De forma más habitual de lo deseado nos asaltan noticias perturbadoras sobre episodios de acoso escolar que, en su dimensión más extrema, acaban hasta con el suidicio de la víctima, siempre un menor con su autoestima aniquiladapor el constantes hostigamiento de compañeros de escuela. Saltan entonces todas las alarmas y se denuncia la ineficacia de los protocolos que deberían haber evitado la tragedia. Pero enseguida, acallada la inicial indignación, el fenómeno sigue bien vivo no solo en las aulas, sino a través de las redes sociales que permiten el ciberacoso a la víctima incluso cuando sus padres deciden cambiar de centro escolar, impidiendo el comienzo de una nueva vida tranquila que permita dejar atrás el conflicto. La crueldad infantil que los especialistas describen como propia de la entrada en la pubertad no puede servir para relativizar el problema y desistir en la búsqueda de remedios eficaces. Es habitual apuntar hacia la escuela, y más concretamente hacia el estamento docente, al buscar la responsabilidad del bullying cuando en realidad se trata de una cuestión mucho más global que hinca sus raíces en unos códigos sociales que otorgan poder a quienes, quizá ya desde la escuela, destacan en el grupo por la fuerza y la violencia con que se desenvuelven. El prestigio del líder, figura que muchas veces oculta también a adolescentes con problemas.

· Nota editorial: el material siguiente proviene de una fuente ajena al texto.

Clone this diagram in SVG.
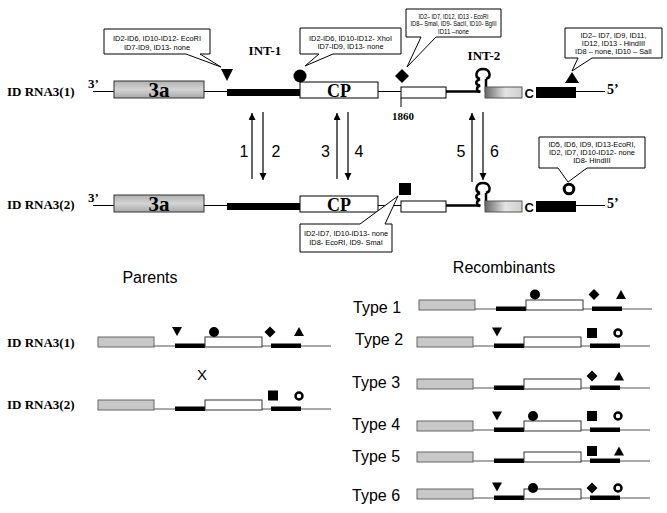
<svg xmlns="http://www.w3.org/2000/svg" xmlns:xlink="http://www.w3.org/1999/xlink" width="667" height="513" viewBox="0 0 667 513">
<style>
.lbl{font-family:"Liberation Serif",serif;font-weight:bold;fill:#000}
.sans{font-family:"Liberation Sans",Arial,sans-serif;fill:#000}
.call{font-family:"Liberation Sans",Arial,sans-serif;font-size:7.4px;fill:#000;text-anchor:middle}
.box{fill:#fff;stroke:#000;stroke-width:1}
.thin{stroke:#000;stroke-width:1;fill:none}
.arr{stroke:#000;stroke-width:1.2;fill:none;marker-end:url(#ah)}
.sgray{fill:#c8c8c8;stroke:#666;stroke-width:1}
.open{fill:#fff;stroke:#333;stroke-width:1}
.blk{fill:#000}
</style>
<defs>
<marker id="ah" markerUnits="userSpaceOnUse" markerWidth="8" markerHeight="8" refX="7" refY="3.5" orient="auto">
<path d="M0,0 L7,3.5 L0,7 Z" fill="#000"/>
</marker>
<linearGradient id="g2" x1="0" y1="0" x2="1" y2="0">
<stop offset="0" stop-color="#666"/>
<stop offset="0.55" stop-color="#e4e4e4"/>
<stop offset="1" stop-color="#cfcfcf"/>
</linearGradient>
<linearGradient id="g3a" x1="0" y1="0" x2="0" y2="1">
<stop offset="0" stop-color="#b0b0b0"/>
<stop offset="0.5" stop-color="#d4d4d4"/>
<stop offset="1" stop-color="#a8a8a8"/>
</linearGradient>
<g id="rna">
<line class="thin" x1="93" y1="91.5" x2="114" y2="91.5"/>
<rect x="114" y="81" width="90" height="17" fill="url(#g3a)" stroke="#333"/>
<line class="thin" x1="204" y1="91.5" x2="227" y2="91.5"/>
<rect class="blk" x="227" y="89" width="73" height="7"/>
<rect class="box" x="300" y="82" width="78" height="16"/>
<line class="thin" x1="378" y1="91.5" x2="401" y2="91.5"/>
<rect class="box" x="401" y="87" width="45" height="11"/>
<line x1="446" y1="91.5" x2="480.5" y2="91.5" stroke="#000" stroke-width="2.5"/>
<path d="M480,79 C474,77 476,69 483,69 C490,69 492,77 486,79 M480,79 C475,81 475,85 480,85.5 C476,87 476,91 480,92 M486,79 L486,92" fill="none" stroke="#000" stroke-width="2.5"/>
<rect x="485" y="87" width="37" height="11" fill="url(#g2)" stroke="#555"/>
<text class="sans" x="524.5" y="97.5" font-size="13" font-weight="bold">C</text>
<rect class="blk" x="536" y="87" width="40" height="11"/>
<line class="thin" x1="576" y1="91.5" x2="605" y2="91.5"/>
<text class="lbl" x="607" y="94" font-size="14">5’</text>
<text class="lbl" x="88" y="88" font-size="13">3’</text>
<text class="lbl" x="159" y="97" font-size="21" text-anchor="middle">3a</text>
<text class="lbl" x="339" y="97" font-size="18" text-anchor="middle">CP</text>
</g>
<g id="pmap">
<line x1="0" y1="0" x2="233" y2="0" stroke="#555" stroke-width="1"/>
<rect class="sgray" x="0" y="-9" width="56" height="10"/>
<rect class="blk" x="77" y="-2.5" width="30" height="4.5"/>
<rect class="open" x="107" y="-9" width="57" height="10"/>
<rect class="blk" x="173" y="-2.5" width="30" height="4.5"/>
</g>
<path id="sTd" d="M-5,-4.5 L5,-4.5 L0,4.5 Z" fill="#000"/>
<path id="sTu" d="M-5,4.5 L5,4.5 L0,-4.5 Z" fill="#000"/>
<circle id="sC" r="5" fill="#000"/>
<path id="sD" d="M0,-5.5 L5.5,0 L0,5.5 L-5.5,0 Z" fill="#000"/>
<rect id="sS" x="-5" y="-5" width="10" height="10" fill="#000"/>
<circle id="sR" r="3.5" fill="#fff" stroke="#000" stroke-width="2.5"/>
</defs>

<g id="row1">
<text class="lbl" x="7" y="96" font-size="13">ID RNA3(1)</text>
<use xlink:href="#rna"/>
<line class="thin" x1="401" y1="98" x2="401" y2="107"/>
<text class="lbl" x="403" y="120" font-size="11" text-anchor="middle">1860</text>
<text class="lbl" x="265" y="55" font-size="13" text-anchor="middle">INT-1</text>
<text class="lbl" x="484" y="60" font-size="13" text-anchor="middle">INT-2</text>
</g>

<g id="row2">
<text class="lbl" x="7" y="209" font-size="13">ID RNA3(2)</text>
<use xlink:href="#rna" transform="translate(0,114)"/>
</g>

<g id="markers-top">
<path d="M221,69 L233,69 L227,81 Z" fill="#000"/>
<circle cx="300" cy="76" r="6.5" fill="#000"/>
<path d="M402,69 L409,76 L402,83 L395,76 Z" fill="#000"/>
<path d="M565,83 L579,83 L572,72 Z" fill="#000"/>
<rect x="399" y="183" width="12" height="12" fill="#000"/>
<circle cx="569" cy="189" r="4.8" fill="#fff" stroke="#000" stroke-width="3"/>
</g>

<g id="callouts">
<path class="box" d="M104,29 H210 V54 H200 L221,67 L186,54 H104 Z"/>
<text class="call" x="157" y="41">ID2-ID6, ID10-ID12- EcoRI</text>
<text class="call" x="157" y="49.5">ID7-ID9, ID13- none</text>
<path class="box" d="M300,28 H401 V54 H333 L305,66 L319,54 H300 Z"/>
<text class="call" x="350.5" y="40.5">ID2-ID6, ID10-ID12- XhoI</text>
<text class="call" x="350.5" y="49">ID7-ID9, ID13- none</text>
<path class="box" d="M406,9 H501 V37 H436 L407,67 L421,37 H406 Z"/>
<text class="call" x="453.5" y="18.5" style="font-size:6.8px" textLength="70" lengthAdjust="spacingAndGlyphs">ID2– ID7, ID12, ID13 - EcoRI</text>
<text class="call" x="453.5" y="26" style="font-size:6.8px" textLength="86" lengthAdjust="spacingAndGlyphs">ID8– SmaI, ID9- SacII, ID10- BglII</text>
<text class="call" x="453.5" y="33.5" style="font-size:6.8px" textLength="31" lengthAdjust="spacingAndGlyphs">ID11 –none</text>
<path class="box" d="M565,28 H662 V58 H592 L572,71 L578,58 H565 Z"/>
<text class="call" x="613.5" y="37.5">ID2– ID7, ID9, ID11,</text>
<text class="call" x="613.5" y="45.5">ID12, ID13 - HindIII</text>
<text class="call" x="613.5" y="53.5">ID8 – none, ID10 – SalI</text>
<path class="box" d="M300,224 H360 L398,196 L385,224 H392 V252 H300 Z"/>
<text class="call" x="346" y="236">ID2-ID7, ID10-ID13- none</text>
<text class="call" x="346" y="245">ID8- EcoRI, ID9- SmaI</text>
<path class="box" d="M539,137 H645 V168 H587 L568,182 L558,168 H539 Z"/>
<text class="call" x="592" y="147">ID5, ID6, ID9, ID13-EcoRI,</text>
<text class="call" x="592" y="155">ID2, ID7, ID10-ID12- none</text>
<text class="call" x="592" y="163">ID8- HindIII</text>
</g>

<g id="connectors">
<line class="arr" x1="252" y1="179" x2="252" y2="113"/>
<line class="arr" x1="263" y1="112" x2="263" y2="180"/>
<line class="arr" x1="337" y1="179" x2="337" y2="113"/>
<line class="arr" x1="348" y1="112" x2="348" y2="180"/>
<line class="arr" x1="472" y1="182" x2="472" y2="113"/>
<line class="arr" x1="483" y1="112" x2="483" y2="180"/>
<text class="sans" x="244" y="157" font-size="16" text-anchor="middle">1</text>
<text class="sans" x="276" y="157" font-size="16" text-anchor="middle">2</text>
<text class="sans" x="325.5" y="157" font-size="16" text-anchor="middle">3</text>
<text class="sans" x="359" y="157" font-size="16" text-anchor="middle">4</text>
<text class="sans" x="461" y="157" font-size="16" text-anchor="middle">5</text>
<text class="sans" x="494.5" y="157" font-size="16" text-anchor="middle">6</text>
</g>

<g id="parents">
<text class="sans" x="150" y="283" font-size="16" text-anchor="middle">Parents</text>
<g id="parent1">
<text class="lbl" x="7" y="347" font-size="13">ID RNA3(1)</text>
<use xlink:href="#pmap" x="98" y="346"/>
<use xlink:href="#sTd" x="177" y="331.5"/>
<use xlink:href="#sC" x="214" y="332"/>
<use xlink:href="#sD" x="270" y="332"/>
<use xlink:href="#sTu" x="299" y="331.5"/>
</g>
<text class="sans" x="202" y="380" font-size="15" text-anchor="middle">X</text>
<g id="parent2">
<text class="lbl" x="7" y="409" font-size="13">ID RNA3(2)</text>
<use xlink:href="#pmap" x="98" y="409"/>
<use xlink:href="#sS" x="273" y="395.5"/>
<use xlink:href="#sR" x="299" y="396"/>
</g>
</g>

<g id="recombinants">
<text class="sans" x="504" y="273" font-size="16" text-anchor="middle">Recombinants</text>
<g id="type1">
<text class="sans" x="353" y="313" font-size="16">Type 1</text>
<use xlink:href="#pmap" x="419" y="309"/>
<use xlink:href="#sC" x="535" y="294.5"/>
<use xlink:href="#sD" x="594" y="294.5"/>
<use xlink:href="#sTu" x="621" y="294.5"/>
</g>
<g id="type2">
<text class="sans" x="355" y="345" font-size="16">Type 2</text>
<use xlink:href="#pmap" x="417" y="346"/>
<use xlink:href="#sTd" x="497" y="332"/>
<use xlink:href="#sS" x="592" y="333"/>
<use xlink:href="#sR" x="618" y="333"/>
</g>
<g id="type3">
<text class="sans" x="352" y="388" font-size="16">Type 3</text>
<use xlink:href="#pmap" x="417" y="388"/>
<use xlink:href="#sD" x="592" y="376"/>
<use xlink:href="#sTu" x="619" y="376"/>
</g>
<g id="type4">
<text class="sans" x="352" y="430" font-size="16">Type 4</text>
<use xlink:href="#pmap" x="417" y="430"/>
<use xlink:href="#sTd" x="497" y="416"/>
<use xlink:href="#sC" x="533" y="416"/>
<use xlink:href="#sS" x="592" y="416"/>
<use xlink:href="#sR" x="618" y="416"/>
</g>
<g id="type5">
<text class="sans" x="352" y="462" font-size="16">Type 5</text>
<use xlink:href="#pmap" x="417" y="461"/>
<use xlink:href="#sS" x="592" y="451"/>
<use xlink:href="#sTu" x="619" y="451"/>
</g>
<g id="type6">
<text class="sans" x="352" y="501" font-size="16">Type 6</text>
<use xlink:href="#pmap" x="417" y="498"/>
<use xlink:href="#sTd" x="497" y="487"/>
<use xlink:href="#sC" x="533" y="488"/>
<use xlink:href="#sD" x="592" y="488"/>
<use xlink:href="#sR" x="618" y="488"/>
</g>
</g>
</svg>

El perfil de las víctimas del acoso escolar ha sido ya bien definida: niños con personalidad débil e insegura con baja estima hacia sí mismos --o chavales que no han tenido problemas hasta que pierden toda confianza en sí mismos tras ser sometidos al insulto y a la risa colectiva-- que desemboca en fracaso o dificultades escolares, niveles altos de ansiedad y en una fobia absoluta al colegio. Cualquier característica física (llevar gafas, sobrepeso, color de pelo) o educativa (sacar buenas notas) les convierte en diferentes al resto del grupo y víctimas propiciatorias del acosador que encuentra en ellos la presa fácil para sus desviadas ansias de reconocimiento entre los compañeros. Y luego está el grupo que secunda al agresor o calla por miedo a ser la próxima víctima. Por eso es importante difundir estas situaciones y reforzar la solidaridad entre los chicos.

Al abordar este asunto normalmente se centra el esfuerzo solo en la familia de las víctimas, cuando la llamada de atención debería ir hacia el entorno familiar del acosador, que es clave para reconducir conductas. Los agresores muchas veces son chicos con problemas de afectividad en sus familias y buscan un refuerzo con conductas que les hacen sentir líderes. Los padres y personas cercanas al acosador deben saber captar en los comportamientos de sus hijos si estos pueden actuar en la escuela con la misma tiranía que lo hacen en el hogar. Delegar toda la responsabilidad del problema en la escuela no es la vía adecuada para afrontar un problema que debe interpelar y avergonzar a toda la sociedad.